• STATED GOAL
Using the listing below, give again exactly the lines from the line with "Recreate this image" to the line with "2.33, 2.64, 3.0]", inclusive, without the pictures.

(Rows from a dataset)
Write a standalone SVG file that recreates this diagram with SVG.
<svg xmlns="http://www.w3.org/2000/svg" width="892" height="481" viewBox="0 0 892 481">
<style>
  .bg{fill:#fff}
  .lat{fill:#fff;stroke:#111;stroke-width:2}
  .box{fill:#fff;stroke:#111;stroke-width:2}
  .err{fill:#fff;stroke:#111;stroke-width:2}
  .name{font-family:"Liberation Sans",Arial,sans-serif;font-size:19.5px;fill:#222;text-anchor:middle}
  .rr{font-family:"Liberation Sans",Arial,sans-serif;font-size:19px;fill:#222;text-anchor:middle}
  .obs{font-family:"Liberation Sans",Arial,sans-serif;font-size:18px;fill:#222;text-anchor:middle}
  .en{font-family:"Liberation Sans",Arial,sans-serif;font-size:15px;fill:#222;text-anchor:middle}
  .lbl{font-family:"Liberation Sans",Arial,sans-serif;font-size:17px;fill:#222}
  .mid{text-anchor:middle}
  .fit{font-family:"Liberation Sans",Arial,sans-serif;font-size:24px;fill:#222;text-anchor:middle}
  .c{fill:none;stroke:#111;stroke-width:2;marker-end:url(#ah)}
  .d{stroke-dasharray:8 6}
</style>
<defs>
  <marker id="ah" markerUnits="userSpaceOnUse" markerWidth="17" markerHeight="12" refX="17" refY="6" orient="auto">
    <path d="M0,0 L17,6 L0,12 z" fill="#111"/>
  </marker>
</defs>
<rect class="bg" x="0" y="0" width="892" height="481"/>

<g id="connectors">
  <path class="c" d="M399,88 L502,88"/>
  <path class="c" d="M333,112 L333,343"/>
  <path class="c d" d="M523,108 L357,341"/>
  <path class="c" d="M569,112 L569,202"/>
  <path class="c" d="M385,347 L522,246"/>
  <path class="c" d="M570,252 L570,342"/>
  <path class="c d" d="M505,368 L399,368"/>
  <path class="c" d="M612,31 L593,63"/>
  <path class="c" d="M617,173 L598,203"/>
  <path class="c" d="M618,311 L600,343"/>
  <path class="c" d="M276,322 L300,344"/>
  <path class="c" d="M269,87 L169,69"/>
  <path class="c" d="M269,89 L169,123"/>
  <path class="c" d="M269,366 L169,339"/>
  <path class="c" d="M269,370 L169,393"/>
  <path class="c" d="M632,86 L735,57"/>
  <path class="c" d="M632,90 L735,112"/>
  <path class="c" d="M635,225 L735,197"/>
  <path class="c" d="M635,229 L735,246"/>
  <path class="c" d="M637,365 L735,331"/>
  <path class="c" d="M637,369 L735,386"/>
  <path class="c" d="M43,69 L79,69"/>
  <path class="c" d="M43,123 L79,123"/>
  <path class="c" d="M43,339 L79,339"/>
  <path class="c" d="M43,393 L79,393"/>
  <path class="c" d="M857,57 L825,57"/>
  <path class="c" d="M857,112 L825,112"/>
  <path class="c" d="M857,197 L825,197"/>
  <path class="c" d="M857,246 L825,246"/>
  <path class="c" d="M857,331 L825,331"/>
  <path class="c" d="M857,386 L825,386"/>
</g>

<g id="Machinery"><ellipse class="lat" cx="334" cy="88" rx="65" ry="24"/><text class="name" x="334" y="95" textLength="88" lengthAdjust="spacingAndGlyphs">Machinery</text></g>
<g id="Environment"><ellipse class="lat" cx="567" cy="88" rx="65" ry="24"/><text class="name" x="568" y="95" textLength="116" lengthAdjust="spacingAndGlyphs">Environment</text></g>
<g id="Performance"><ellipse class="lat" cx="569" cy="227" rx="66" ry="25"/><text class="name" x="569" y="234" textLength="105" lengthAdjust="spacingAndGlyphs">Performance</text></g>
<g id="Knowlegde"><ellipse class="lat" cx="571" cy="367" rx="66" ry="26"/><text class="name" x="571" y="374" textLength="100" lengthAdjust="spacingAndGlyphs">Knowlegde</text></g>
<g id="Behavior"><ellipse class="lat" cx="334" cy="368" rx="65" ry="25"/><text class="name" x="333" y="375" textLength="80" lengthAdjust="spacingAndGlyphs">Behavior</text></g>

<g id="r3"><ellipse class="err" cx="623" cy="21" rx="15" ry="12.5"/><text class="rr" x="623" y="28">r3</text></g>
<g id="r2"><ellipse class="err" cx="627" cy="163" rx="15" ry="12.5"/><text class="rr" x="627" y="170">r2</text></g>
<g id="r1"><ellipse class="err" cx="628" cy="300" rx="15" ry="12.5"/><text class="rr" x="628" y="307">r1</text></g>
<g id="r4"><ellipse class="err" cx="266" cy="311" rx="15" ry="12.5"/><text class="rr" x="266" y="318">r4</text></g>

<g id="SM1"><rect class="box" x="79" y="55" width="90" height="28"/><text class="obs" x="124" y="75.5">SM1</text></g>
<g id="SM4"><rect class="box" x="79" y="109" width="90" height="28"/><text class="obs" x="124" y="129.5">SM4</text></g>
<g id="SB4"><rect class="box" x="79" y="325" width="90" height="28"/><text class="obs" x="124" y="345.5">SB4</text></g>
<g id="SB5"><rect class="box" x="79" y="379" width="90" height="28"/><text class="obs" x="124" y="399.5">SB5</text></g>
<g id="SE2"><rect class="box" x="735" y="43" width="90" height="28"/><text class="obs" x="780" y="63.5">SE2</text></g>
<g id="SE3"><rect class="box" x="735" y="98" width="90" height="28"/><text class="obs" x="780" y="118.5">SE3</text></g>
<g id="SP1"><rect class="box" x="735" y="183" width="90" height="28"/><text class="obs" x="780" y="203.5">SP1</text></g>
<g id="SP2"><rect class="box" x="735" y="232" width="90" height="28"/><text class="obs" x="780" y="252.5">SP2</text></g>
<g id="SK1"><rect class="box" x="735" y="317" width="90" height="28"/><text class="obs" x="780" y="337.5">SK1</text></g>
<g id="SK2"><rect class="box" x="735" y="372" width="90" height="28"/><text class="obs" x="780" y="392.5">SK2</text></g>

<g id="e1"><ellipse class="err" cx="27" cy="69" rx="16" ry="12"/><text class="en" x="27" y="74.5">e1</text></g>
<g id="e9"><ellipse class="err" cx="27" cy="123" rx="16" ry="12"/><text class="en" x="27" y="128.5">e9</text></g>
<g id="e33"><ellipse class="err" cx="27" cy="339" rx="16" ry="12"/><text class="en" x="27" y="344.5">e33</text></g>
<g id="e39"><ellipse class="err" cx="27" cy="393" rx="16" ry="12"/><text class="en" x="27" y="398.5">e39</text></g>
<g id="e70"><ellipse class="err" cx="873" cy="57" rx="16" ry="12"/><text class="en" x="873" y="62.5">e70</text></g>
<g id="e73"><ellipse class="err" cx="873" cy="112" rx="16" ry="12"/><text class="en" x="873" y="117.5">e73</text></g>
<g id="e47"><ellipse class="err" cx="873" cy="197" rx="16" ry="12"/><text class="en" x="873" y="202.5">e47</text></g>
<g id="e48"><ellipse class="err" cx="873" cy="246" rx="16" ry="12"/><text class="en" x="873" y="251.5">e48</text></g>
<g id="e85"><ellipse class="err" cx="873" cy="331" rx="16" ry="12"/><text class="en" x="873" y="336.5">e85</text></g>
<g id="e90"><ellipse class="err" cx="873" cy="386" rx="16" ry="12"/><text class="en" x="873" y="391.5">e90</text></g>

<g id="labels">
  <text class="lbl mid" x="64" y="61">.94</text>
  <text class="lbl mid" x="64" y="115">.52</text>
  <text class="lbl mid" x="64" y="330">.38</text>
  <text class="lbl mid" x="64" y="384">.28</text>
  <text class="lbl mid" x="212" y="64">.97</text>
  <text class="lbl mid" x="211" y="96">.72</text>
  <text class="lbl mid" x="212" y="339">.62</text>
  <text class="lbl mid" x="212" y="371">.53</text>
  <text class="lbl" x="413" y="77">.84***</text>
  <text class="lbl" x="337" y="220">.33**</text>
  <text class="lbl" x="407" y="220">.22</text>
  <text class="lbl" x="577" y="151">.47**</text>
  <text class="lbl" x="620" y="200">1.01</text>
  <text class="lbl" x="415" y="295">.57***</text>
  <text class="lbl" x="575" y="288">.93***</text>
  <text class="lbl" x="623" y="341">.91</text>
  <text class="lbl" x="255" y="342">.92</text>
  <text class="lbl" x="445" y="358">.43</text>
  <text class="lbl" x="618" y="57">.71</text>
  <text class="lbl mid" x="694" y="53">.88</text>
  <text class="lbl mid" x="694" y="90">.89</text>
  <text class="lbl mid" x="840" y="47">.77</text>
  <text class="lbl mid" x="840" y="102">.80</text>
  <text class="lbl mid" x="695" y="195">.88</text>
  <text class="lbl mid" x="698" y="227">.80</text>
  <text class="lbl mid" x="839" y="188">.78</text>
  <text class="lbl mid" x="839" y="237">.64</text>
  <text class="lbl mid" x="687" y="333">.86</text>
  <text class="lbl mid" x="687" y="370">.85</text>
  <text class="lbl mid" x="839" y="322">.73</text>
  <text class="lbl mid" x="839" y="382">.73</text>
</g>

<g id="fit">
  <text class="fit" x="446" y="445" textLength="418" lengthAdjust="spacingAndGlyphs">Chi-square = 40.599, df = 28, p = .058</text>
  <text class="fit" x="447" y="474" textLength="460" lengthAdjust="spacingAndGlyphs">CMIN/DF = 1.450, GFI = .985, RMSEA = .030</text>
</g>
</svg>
* * *
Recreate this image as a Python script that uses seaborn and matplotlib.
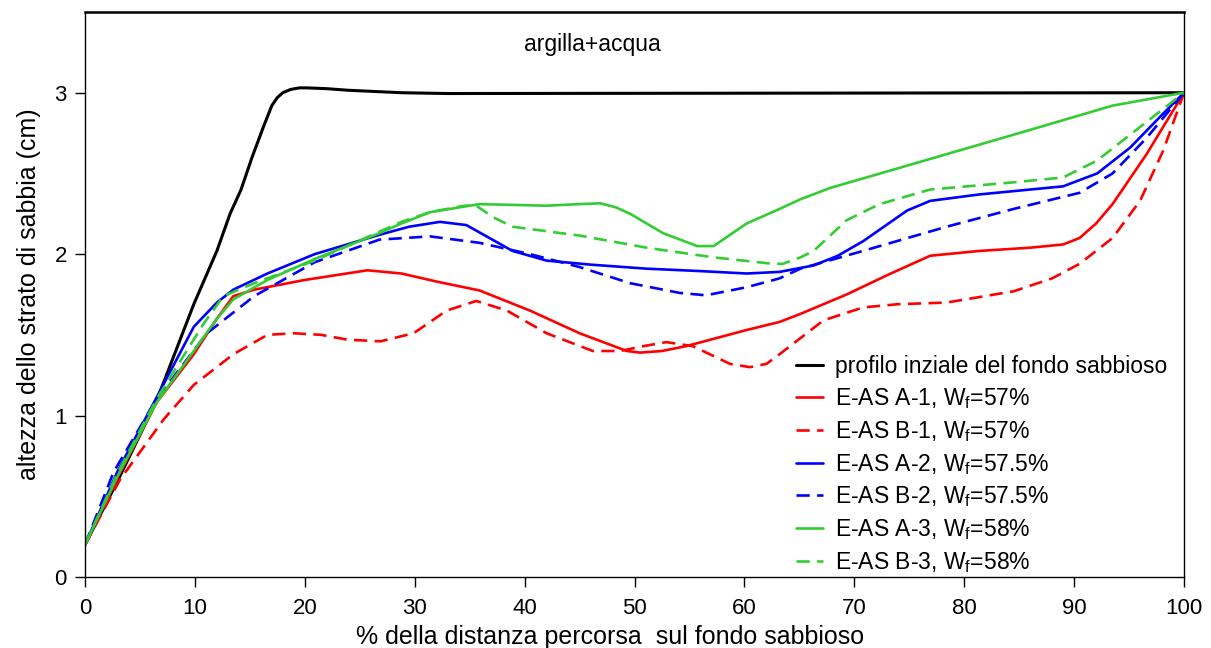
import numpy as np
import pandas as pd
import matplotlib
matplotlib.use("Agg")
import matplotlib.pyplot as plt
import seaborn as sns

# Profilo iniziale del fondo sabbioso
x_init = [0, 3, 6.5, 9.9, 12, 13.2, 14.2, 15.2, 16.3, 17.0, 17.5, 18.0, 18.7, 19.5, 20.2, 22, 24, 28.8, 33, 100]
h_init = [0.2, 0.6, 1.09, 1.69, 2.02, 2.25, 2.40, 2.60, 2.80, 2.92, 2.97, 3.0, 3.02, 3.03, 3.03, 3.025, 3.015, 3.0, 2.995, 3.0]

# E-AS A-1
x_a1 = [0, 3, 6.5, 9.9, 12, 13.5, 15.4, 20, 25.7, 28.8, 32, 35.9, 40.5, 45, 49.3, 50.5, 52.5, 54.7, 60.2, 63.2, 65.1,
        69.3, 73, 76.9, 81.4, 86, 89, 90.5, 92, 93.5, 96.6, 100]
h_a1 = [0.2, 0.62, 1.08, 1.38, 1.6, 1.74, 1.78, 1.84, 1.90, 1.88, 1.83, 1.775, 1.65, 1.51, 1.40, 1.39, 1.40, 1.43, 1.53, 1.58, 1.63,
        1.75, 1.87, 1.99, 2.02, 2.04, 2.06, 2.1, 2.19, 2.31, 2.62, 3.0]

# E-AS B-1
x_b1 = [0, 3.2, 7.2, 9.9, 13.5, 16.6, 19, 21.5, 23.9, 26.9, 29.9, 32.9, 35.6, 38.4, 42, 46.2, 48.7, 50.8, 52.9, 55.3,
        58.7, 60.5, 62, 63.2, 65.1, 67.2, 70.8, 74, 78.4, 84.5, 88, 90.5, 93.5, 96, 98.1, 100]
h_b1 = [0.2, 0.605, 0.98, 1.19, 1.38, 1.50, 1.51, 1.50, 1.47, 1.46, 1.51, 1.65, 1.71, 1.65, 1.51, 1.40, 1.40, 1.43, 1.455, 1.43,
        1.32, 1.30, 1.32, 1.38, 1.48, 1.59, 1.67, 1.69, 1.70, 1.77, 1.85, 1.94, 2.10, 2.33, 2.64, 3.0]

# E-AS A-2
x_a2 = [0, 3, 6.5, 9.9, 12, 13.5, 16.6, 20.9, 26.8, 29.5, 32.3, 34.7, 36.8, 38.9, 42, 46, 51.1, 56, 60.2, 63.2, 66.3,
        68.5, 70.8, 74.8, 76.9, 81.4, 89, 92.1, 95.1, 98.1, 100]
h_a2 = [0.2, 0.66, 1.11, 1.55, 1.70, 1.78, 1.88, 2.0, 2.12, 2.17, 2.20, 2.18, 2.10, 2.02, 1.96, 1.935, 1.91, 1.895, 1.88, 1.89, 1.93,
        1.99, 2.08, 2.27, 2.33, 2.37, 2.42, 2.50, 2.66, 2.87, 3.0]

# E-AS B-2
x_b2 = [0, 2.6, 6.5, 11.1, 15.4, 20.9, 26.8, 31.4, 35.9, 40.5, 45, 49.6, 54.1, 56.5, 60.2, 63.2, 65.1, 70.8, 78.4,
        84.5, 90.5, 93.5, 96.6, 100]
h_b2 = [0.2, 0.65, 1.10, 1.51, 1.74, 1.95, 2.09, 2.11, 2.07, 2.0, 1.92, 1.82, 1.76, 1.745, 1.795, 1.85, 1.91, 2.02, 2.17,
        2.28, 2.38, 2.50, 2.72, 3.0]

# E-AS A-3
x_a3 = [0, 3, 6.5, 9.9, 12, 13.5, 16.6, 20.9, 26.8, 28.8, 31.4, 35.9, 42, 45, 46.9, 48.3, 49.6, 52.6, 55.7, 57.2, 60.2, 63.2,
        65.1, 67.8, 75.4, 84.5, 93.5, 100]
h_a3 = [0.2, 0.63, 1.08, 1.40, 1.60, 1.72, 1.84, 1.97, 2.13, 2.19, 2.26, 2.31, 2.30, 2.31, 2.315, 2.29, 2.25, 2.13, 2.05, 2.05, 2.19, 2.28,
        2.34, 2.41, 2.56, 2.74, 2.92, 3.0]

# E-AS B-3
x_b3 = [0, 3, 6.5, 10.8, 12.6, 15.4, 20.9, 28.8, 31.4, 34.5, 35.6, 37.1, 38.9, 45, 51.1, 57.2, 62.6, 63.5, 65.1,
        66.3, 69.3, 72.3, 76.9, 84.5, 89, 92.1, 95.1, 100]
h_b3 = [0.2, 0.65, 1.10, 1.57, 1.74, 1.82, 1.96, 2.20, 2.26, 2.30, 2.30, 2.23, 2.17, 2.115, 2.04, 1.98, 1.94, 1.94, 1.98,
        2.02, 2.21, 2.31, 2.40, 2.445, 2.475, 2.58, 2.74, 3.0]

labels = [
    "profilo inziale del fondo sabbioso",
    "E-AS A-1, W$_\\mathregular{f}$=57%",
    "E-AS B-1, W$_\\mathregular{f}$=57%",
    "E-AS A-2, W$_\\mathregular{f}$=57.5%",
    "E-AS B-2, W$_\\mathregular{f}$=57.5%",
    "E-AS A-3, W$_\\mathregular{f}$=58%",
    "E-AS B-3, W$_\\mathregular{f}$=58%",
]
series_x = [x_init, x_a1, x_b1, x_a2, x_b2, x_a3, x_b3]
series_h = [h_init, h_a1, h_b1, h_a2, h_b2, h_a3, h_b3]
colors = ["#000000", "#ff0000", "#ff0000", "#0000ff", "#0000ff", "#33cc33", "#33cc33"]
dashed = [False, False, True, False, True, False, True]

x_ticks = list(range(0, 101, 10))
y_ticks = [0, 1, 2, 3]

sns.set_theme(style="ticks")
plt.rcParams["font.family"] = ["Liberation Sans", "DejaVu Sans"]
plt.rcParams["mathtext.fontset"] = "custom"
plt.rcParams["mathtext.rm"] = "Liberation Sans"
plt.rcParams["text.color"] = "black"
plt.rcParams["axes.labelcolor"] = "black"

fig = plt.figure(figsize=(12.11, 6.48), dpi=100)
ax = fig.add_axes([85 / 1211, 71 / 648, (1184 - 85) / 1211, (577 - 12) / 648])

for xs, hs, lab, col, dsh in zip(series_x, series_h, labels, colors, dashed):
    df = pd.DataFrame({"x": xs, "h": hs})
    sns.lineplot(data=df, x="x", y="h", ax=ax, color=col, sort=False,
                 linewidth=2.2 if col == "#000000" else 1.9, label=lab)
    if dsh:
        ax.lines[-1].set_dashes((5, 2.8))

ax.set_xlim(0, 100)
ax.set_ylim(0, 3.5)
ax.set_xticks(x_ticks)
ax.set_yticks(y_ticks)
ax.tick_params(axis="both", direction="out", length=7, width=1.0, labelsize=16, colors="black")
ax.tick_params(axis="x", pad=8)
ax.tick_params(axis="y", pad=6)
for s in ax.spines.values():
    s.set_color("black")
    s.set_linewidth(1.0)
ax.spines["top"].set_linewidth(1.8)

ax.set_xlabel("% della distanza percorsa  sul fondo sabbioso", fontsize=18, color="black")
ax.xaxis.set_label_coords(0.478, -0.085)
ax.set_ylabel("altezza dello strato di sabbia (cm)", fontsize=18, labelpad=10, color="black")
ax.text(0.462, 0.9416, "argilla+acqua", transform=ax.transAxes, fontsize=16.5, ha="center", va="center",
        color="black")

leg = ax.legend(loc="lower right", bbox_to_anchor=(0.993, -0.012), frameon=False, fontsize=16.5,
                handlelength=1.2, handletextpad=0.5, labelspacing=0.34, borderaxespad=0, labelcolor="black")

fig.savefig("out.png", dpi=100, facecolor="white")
==
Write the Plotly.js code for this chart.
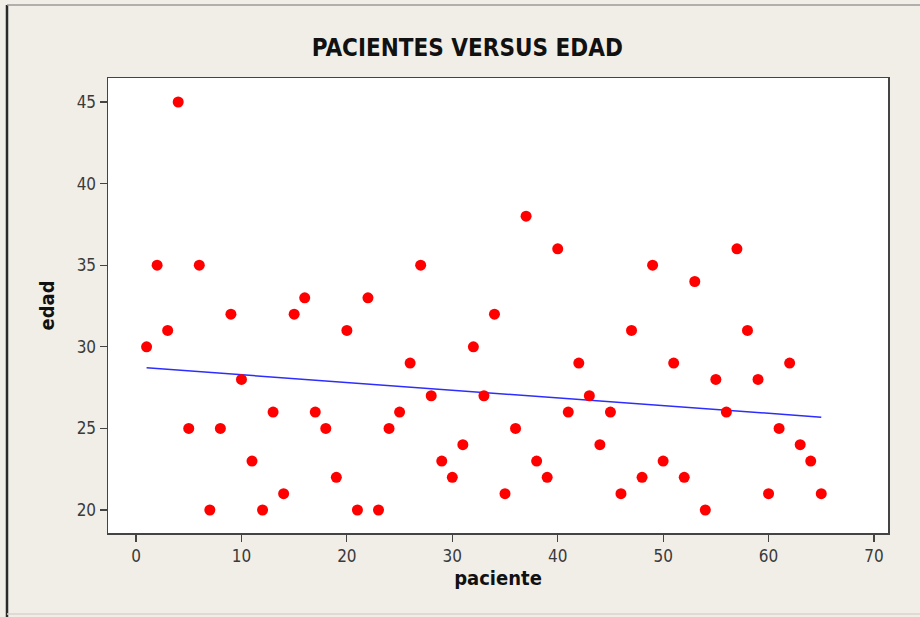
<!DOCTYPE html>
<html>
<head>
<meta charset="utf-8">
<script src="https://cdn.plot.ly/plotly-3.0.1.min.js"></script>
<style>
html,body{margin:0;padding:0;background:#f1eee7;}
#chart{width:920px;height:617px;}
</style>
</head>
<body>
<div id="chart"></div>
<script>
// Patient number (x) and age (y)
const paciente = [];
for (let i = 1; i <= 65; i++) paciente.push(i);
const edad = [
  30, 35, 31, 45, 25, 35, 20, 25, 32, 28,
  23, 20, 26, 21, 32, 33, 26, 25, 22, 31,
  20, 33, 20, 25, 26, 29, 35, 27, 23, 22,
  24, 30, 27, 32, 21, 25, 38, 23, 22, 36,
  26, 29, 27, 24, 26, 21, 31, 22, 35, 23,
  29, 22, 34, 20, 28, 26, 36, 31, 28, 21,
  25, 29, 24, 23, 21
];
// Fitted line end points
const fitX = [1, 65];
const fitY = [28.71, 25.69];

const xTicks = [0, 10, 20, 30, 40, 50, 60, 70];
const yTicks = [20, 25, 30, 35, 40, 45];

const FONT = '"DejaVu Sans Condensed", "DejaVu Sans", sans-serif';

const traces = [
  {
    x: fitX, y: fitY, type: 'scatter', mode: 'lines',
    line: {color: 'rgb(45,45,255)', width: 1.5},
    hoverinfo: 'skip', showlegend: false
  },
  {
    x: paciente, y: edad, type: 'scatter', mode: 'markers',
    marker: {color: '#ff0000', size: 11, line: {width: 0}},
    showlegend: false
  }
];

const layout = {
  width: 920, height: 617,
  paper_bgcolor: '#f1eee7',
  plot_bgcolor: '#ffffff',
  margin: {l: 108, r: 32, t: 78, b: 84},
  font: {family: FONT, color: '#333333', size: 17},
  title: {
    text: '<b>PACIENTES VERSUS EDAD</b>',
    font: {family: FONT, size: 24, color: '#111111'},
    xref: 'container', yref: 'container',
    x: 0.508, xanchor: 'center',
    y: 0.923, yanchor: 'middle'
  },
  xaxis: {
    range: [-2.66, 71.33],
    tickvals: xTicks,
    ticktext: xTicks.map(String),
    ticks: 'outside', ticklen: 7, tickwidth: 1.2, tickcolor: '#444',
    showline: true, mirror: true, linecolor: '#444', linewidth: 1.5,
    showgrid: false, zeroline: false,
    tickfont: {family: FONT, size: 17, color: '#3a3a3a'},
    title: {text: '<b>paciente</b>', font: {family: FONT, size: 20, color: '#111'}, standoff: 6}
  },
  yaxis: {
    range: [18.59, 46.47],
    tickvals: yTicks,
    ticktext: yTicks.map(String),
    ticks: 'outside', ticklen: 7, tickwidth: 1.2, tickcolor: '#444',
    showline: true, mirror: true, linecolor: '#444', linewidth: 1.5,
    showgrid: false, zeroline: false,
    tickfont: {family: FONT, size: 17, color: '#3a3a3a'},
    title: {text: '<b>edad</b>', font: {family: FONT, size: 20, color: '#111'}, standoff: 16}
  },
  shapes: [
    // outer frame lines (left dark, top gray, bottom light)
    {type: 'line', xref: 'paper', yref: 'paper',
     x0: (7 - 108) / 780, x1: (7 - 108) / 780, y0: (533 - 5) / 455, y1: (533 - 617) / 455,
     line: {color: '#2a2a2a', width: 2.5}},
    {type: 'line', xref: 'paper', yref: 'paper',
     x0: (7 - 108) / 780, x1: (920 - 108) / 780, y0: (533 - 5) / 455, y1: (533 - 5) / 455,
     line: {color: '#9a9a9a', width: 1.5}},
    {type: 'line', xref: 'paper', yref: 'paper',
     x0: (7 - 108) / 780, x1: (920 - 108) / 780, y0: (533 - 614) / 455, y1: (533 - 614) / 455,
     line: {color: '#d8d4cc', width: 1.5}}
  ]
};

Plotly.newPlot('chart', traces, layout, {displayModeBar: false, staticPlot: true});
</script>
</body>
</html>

• TASK ANSWER
Recreate this image as a Python script that uses seaborn and matplotlib.
import numpy as np
import pandas as pd
import matplotlib
matplotlib.use("Agg")
import matplotlib.pyplot as plt
import seaborn as sns

# Profilo iniziale del fondo sabbioso
x_init = [0, 3, 6.5, 9.9, 12, 13.2, 14.2, 15.2, 16.3, 17.0, 17.5, 18.0, 18.7, 19.5, 20.2, 22, 24, 28.8, 33, 100]
h_init = [0.2, 0.6, 1.09, 1.69, 2.02, 2.25, 2.40, 2.60, 2.80, 2.92, 2.97, 3.0, 3.02, 3.03, 3.03, 3.025, 3.015, 3.0, 2.995, 3.0]

# E-AS A-1
x_a1 = [0, 3, 6.5, 9.9, 12, 13.5, 15.4, 20, 25.7, 28.8, 32, 35.9, 40.5, 45, 49.3, 50.5, 52.5, 54.7, 60.2, 63.2, 65.1,
        69.3, 73, 76.9, 81.4, 86, 89, 90.5, 92, 93.5, 96.6, 100]
h_a1 = [0.2, 0.62, 1.08, 1.38, 1.6, 1.74, 1.78, 1.84, 1.90, 1.88, 1.83, 1.775, 1.65, 1.51, 1.40, 1.39, 1.40, 1.43, 1.53, 1.58, 1.63,
        1.75, 1.87, 1.99, 2.02, 2.04, 2.06, 2.1, 2.19, 2.31, 2.62, 3.0]

# E-AS B-1
x_b1 = [0, 3.2, 7.2, 9.9, 13.5, 16.6, 19, 21.5, 23.9, 26.9, 29.9, 32.9, 35.6, 38.4, 42, 46.2, 48.7, 50.8, 52.9, 55.3,
        58.7, 60.5, 62, 63.2, 65.1, 67.2, 70.8, 74, 78.4, 84.5, 88, 90.5, 93.5, 96, 98.1, 100]
h_b1 = [0.2, 0.605, 0.98, 1.19, 1.38, 1.50, 1.51, 1.50, 1.47, 1.46, 1.51, 1.65, 1.71, 1.65, 1.51, 1.40, 1.40, 1.43, 1.455, 1.43,
        1.32, 1.30, 1.32, 1.38, 1.48, 1.59, 1.67, 1.69, 1.70, 1.77, 1.85, 1.94, 2.10, 2.33, 2.64, 3.0]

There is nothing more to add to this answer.